Feline panleukopenia is caused by a virus very similar to canine parvovirus. This virus is very hardy and is known to survive for years in contaminated environments. Panleukopenia primarily affects young cats with insufficient antibody protection (unvaccinated or partially vaccinated kittens). Transmission of this virus can be from direct contact with contaminated feces or contact with a contaminated environment.
Clinical signs of panleukopenia include lethargy, vomiting, diarrhea, inappetence or anorexia, and in pregnant queens fetal death, spontaneous abortion or cerebellar defects in neonates.
Panleukopenia is diagnosed with a fecal test, with other diagnostics such as complete blood count (CBC) and chemistry potentially being recommended to better evaluate the condition of the patient.
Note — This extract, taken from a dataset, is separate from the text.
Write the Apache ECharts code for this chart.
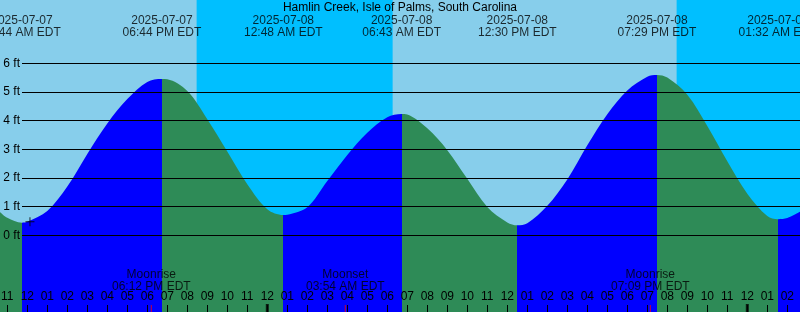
<!DOCTYPE html>
<html><head><meta charset="utf-8">
<script src="https://cdn.jsdelivr.net/npm/echarts@6/dist/echarts.min.js"></script>
<style>html,body{margin:0;padding:0;background:#87CEEB;overflow:hidden}#c{width:800px;height:312px}</style>
</head><body><div id="c"></div>
<script>
// ---------- data ----------
const chartTitle = 'Hamlin Creek, Isle of Palms, South Carolina';
const tideDates  = ['2025-07-07','2025-07-07','2025-07-08','2025-07-08','2025-07-08','2025-07-08','2025-07-09'];
const tideTimes  = ['11:44 AM','06:44 PM','12:48 AM','06:43 AM','12:30 PM','07:29 PM','01:32 AM'];
const tideLevels = [0.44, 5.45, 0.71, 4.23, 0.35, 5.59, 0.56];
const tideKinds  = ['low','high','low','high','low','high','low'];
// tide curve readings: hours after 2025-07-08 00:00 EDT, level in ft
const curveHours  = [-13.37,-13,-12,-11,-10,-9,-8,-7,-6,-5,-4,-3,-2,-1,0,1,2,3,4,5,6,
                     7,8,9,10,11,12,13,14,15,16,17,18,19,20,21,22,23,24,25,26,26.64];
const curveLevels = [0.82,0.61,0.47,0.85,1.70,2.84,3.90,4.75,5.35,5.44,5.03,4.05,2.92,1.78,0.91,0.72,0.98,1.89,2.80,3.58,4.12,
                     4.21,3.73,2.97,1.97,0.99,0.45,0.42,1.03,1.95,3.14,4.22,5.05,5.53,5.50,4.90,3.81,2.58,1.45,0.67,0.60,0.82];
const moonKinds = ['Moonrise','Moonset','Moonrise'];
const moonDates = ['2025-07-07','2025-07-08','2025-07-08'];
const moonTimes = ['06:12 PM','03:54 AM','07:09 PM'];
const nightStartDates = ['2025-07-07','2025-07-08'];
const nightStartTimes = ['08:28 PM','08:28 PM'];
const nightEndDates   = ['2025-07-08', null];
const nightEndTimes   = ['06:16 AM', null];
const midnightDates = ['2025-07-08','2025-07-09'];
const levelTicks = [0,1,2,3,4,5,6];
const nowDate = '2025-07-07', nowTime = '12:08 PM', nowLevel = 0.47;
const hourMin = -14, hourMax = 27;          // x axis range, hours after 2025-07-08 00:00
const levelMin = -2.675, levelMax = 8.207;  // y axis range, ft

// ---------- helpers ----------
const FONT = 'Liberation Sans';
const C_DAY = '#87CEEB', C_NIGHT = '#00BFFF', C_RISE = '#0000FF', C_FALL = '#2E8B57';
function toHours(d, t) {
  const [Y, M, D] = d.split('-').map(Number);
  let h = 0, m = 0;
  if (t) {
    const mm = t.match(/(\d+):(\d+) (AM|PM)/);
    h = (+mm[1]) % 12 + (mm[3] === 'PM' ? 12 : 0);
    m = +mm[2];
  }
  return (Date.UTC(Y, M - 1, D, h, m) - Date.UTC(2025, 6, 8)) / 3600000;
}
const pad = n => String(n).padStart(2, '0');
const tideHours = tideDates.map((d, i) => toHours(d, tideTimes[i]));

// curve = readings + extremes, sorted by time
const curve = curveHours.map((h, i) => [h, curveLevels[i]])
  .concat(tideHours.map((h, i) => [h, tideLevels[i]]))
  .sort((a, b) => a[0] - b[0]);

// rising (after low) blue, falling (after high) green
const pieces = [];
pieces.push({ lt: tideHours[0], color: tideKinds[0] === 'low' ? C_FALL : C_RISE });
for (let i = 0; i < tideHours.length; i++) {
  const p = { gte: tideHours[i], color: tideKinds[i] === 'low' ? C_RISE : C_FALL };
  if (i + 1 < tideHours.length) p.lt = tideHours[i + 1];
  pieces.push(p);
}

const nights = nightStartDates.map((d, i) => [
  { xAxis: toHours(d, nightStartTimes[i]) },
  { xAxis: nightEndDates[i] ? toHours(nightEndDates[i], nightEndTimes[i]) : hourMax }
]);

const txt = { fontFamily: FONT, fontSize: 12, color: '#000' };

const option = {
  backgroundColor: C_DAY,
  animation: false,
  title: { text: chartTitle, left: 'center', top: 2, padding: 0,
    textStyle: Object.assign({ fontWeight: 'normal', lineHeight: 12 }, txt) },
  grid: [
    { left: -12.7, right: -7.3, top: 0, bottom: 0, containLabel: false, outerBoundsMode: 'none' },
    { left: 22, right: 0, top: 0, bottom: 0, containLabel: false, outerBoundsMode: 'none' }
  ],
  xAxis: [
    { type: 'value', gridIndex: 0, min: hourMin, max: hourMax, interval: 1, z: 10,
      axisLine: { show: false, onZero: false }, splitLine: { show: false },
      axisTick: { inside: true, length: 7, lineStyle: { color: '#000', width: 1 } },
      axisLabel: Object.assign({ inside: true, margin: 9, showMinLabel: true, showMaxLabel: true,
        formatter: v => pad((((v % 12) + 12) % 12) || 12) }, txt) },
    { type: 'value', gridIndex: 1, min: 0, max: 1, show: false, axisLine: { onZero: false } }
  ],
  yAxis: [
    { type: 'value', gridIndex: 0, min: levelMin, max: levelMax, show: false },
    { type: 'value', gridIndex: 1, min: levelMin, max: levelMax, show: false }
  ],
  visualMap: { type: 'piecewise', show: false, dimension: 0, seriesIndex: 1, pieces: pieces },
  series: [
    { type: 'line', data: [], z: 1, silent: true,
      markArea: { silent: true, z: 1, itemStyle: { color: C_NIGHT, opacity: 1 }, data: nights } },
    { type: 'line', data: curve, smooth: 0.33, showSymbol: false, silent: true, z: 2,
      lineStyle: { width: 0 }, areaStyle: { opacity: 1, origin: 'start' } },
    { type: 'line', xAxisIndex: 1, yAxisIndex: 1, data: [], silent: true,
      markLine: { silent: true, symbol: 'none', z: 5,
        lineStyle: { color: '#000', width: 1, type: 'solid' },
        label: Object.assign({ position: 'start', distance: 2, formatter: p => p.value + ' ft' }, txt),
        data: levelTicks.map(v => ({ yAxis: v })) } },
    { type: 'scatter', clip: false, silent: true, z: 6, symbolSize: 0,
      data: tideHours.map(h => [h, levelMax]),
      label: Object.assign({ show: true, position: 'bottom', distance: 15, lineHeight: 12,
        formatter: p => tideDates[p.dataIndex] + '\n' + tideTimes[p.dataIndex] + ' EDT' }, txt) },
    { type: 'scatter', clip: false, silent: true, z: 11, symbol: 'rect', symbolSize: [1, 14],
      itemStyle: { color: '#FF0000' },
      data: moonDates.map((d, i) => [toHours(d, moonTimes[i]), levelMin]),
      label: Object.assign({ show: true, position: 'top', distance: 12, lineHeight: 12,
        formatter: p => moonKinds[p.dataIndex] + '\n' + moonTimes[p.dataIndex] + ' EDT' }, txt) },
    { type: 'scatter', clip: false, silent: true, z: 11, symbol: 'rect', symbolSize: [3, 16],
      itemStyle: { color: '#000' },
      data: midnightDates.map(d => [toHours(d, null), levelMin]) },
    { type: 'scatter', clip: false, silent: true, z: 11,
      symbol: 'path://M0,4L9,4L9,5L0,5ZM4,0L5,0L5,9L4,9Z', symbolSize: 9,
      itemStyle: { color: '#000' },
      data: [[toHours(nowDate, nowTime), nowLevel]] }
  ]
};
echarts.init(document.getElementById('c'), null, { renderer: 'canvas' }).setOption(option);
</script>
</body></html>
Treatment of panleukopenia is supportive care with IV fluid therapy and injectable medications. Prognosis is good with treatment, left untreated this virus can be fatal. It is important that infected patients be isolated from other cats and their environments be thoroughly cleaned/disinfected to prevent the spread of this disease.
Vaccination is the best preventative measure against panleukopenia and should be discussed with your veterinarian between 6 and 8 weeks of age. It is important to avoid exposure where other young or unvaccinated cats frequently visit such as pet stores, until your kitten has been fully vaccinated.